An Ode to Early Record Catalogues

Thomas Henry is a collector of 78 rpm records based in Paris who has carried out extensive research on the history of sound recording through his blog Ceints de Bakélite and his interactive mapping project Disquaires de Paris. With a background in history and sociology of music from Paris École des Hautes Études en Sciences Sociales, he is originally a vinyl collector who converted to shellac a decade ago after finding a bunch of mysterious Armenian 78 rpm records at Yerevan’s flea market.

A member of Paris Phono Museum, he also holds the Vice-Chair position of the International Association of Sound and Audiovisual Archives’ (IASA) discography committee. One of the aims of the committee is to create a network of partners who will collaboratively create a bibliography of discographies including information about all current, out-of-print and in progress discographies published worldwide in print and electronic formats. Digital versions of discographies, including those which have thus far only been available in print, will also be made available through this bibliography. You can access it and add to it through IASA’s webpage.

A discography is a comprehensive and detailed compilation of musical recordings, particularly those of a particular performer or composer. It is also very common to find discographies dedicated to a music style or a label. Behind a discography, there is the will to provide more information about a body of sound recordings. Discographies are often created by a researcher, a collector or an institution. Some of them are printed and published, some of them are just excel sheets on the computer of private collectors, but all of them are created with the same purpose: increasing knowledge about an artist or an orchestra, a composer, a label, a music style, etc. Record catalogues, key sources for this type of research, are printed documents produced by record companies that can be used as valuable tools by discographers and music aficionados. They offer less information than a discography about the sound recordings, but are full of interesting elements that complement and enhance them. 

For this blog post, Henry takes a closer look at some of the record catalogues made available online by the British Library and through their rich visual iconography, illustrates their use and history. Thomas Henry would like to thank Jonathan Ward and Suresh Chandvankar for their assistance in writing this piece.

An ode to early record catalogues

While listening to a fox-trot from the mid 1920's, a Beethoven sonata from the 1930's or a calypso from the early 50's, one might want to learn more about it. Of course some information will be available on the record's centre label but this information can be quite limited or not directly comprehensible. The name of a performer or an orchestra, title of a song, name and logo of a record company, short description ("fox-trot", "piano solo", "tenor with orchestra", "birds imitation" etc...), language and some obscure figures and letters can still lead us to wonder - When was this recorded? Who is the singer? What did he/she look like? Was he/she famous? What were people listening to at the time? And how did they listen to their records?

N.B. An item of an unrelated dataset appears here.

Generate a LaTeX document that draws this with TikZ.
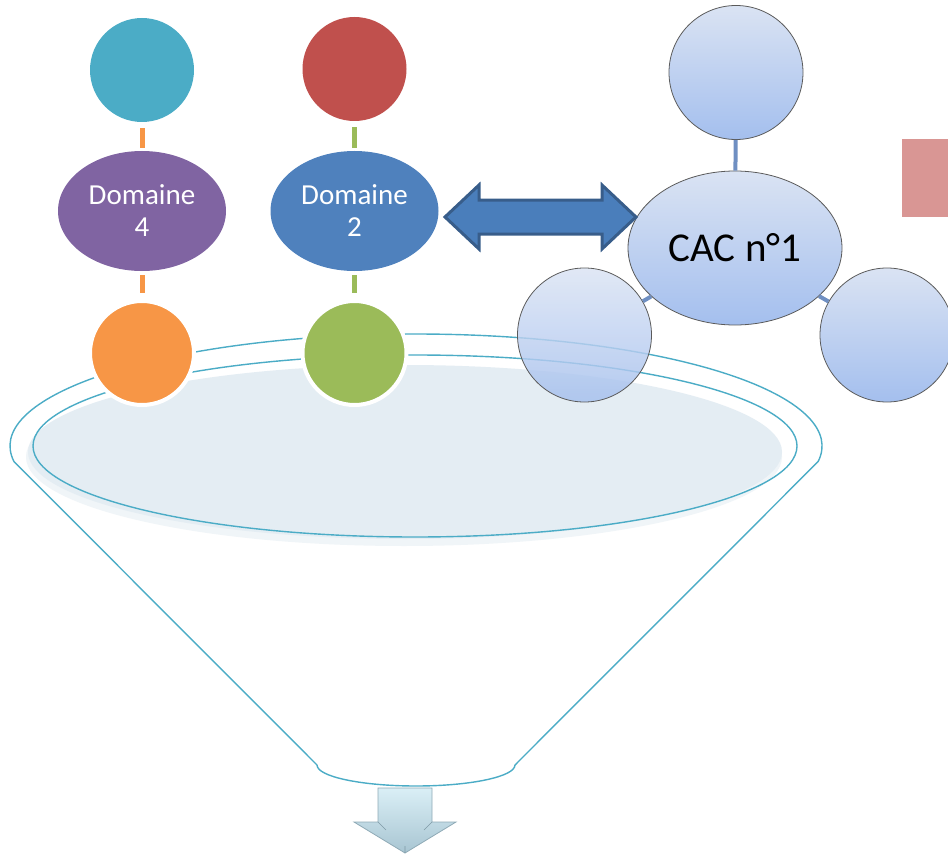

Finding answers to all these questions might take time or even turn into a lifelong quest for some obsessive researchers. Such research can be somewhat akin to detective work and clues can be found browsing photograph, newspaper, poster or sheet music collections available in libraries. Another fascinating, often underrated but incredibly useful item in this research is the record catalogue. 175 record catalogues have been digitized and made available on the British Library website. They are focussed on the British market and cover the "acoustic era" - from the late 19th century to the mid 1920's - before the microphone’s invention. One might see these catalogues as just a simple listing of records, but they are actually much more than that and in this post, I'll try to show why.

http://sounds.bl.uk/Sound-recording-history/Early-record-catalogues/029M-HMVOX1925XXX-0000V0
New His Master’s Voice Operatic Records, 1925

From the very beginning of the phonographic industry, all recording companies published catalogues listing their published output: wax cylinders and later on, records. In most cases, "general catalogues" were published every year and these were sometimes completed by "supplements", published on a monthly basis. In addition, some extra catalogues were also published for specific repertoires or special occasions. Created for a commercial use, these catalogues firstly give an overview of a record company's output at a given moment in time and illustrate how this output was categorised and marketed. Indications on the label's colours assigned to each musical style and its corresponding price range give us a clear picture of what it was like buying records in the past.

http://sounds.bl.uk/Sound-recording-history/Early-record-catalogues/029M-ZONXX1913X14-0000V0
Zonophone Record Catalogue, 1913-14

The very first catalogues from the late 1890’s rarely mention the name of performers and composers; potential buyers were more interested in the name of a popular melody or an opera. Their content gets more precise over time and later catalogues, provide much more detail.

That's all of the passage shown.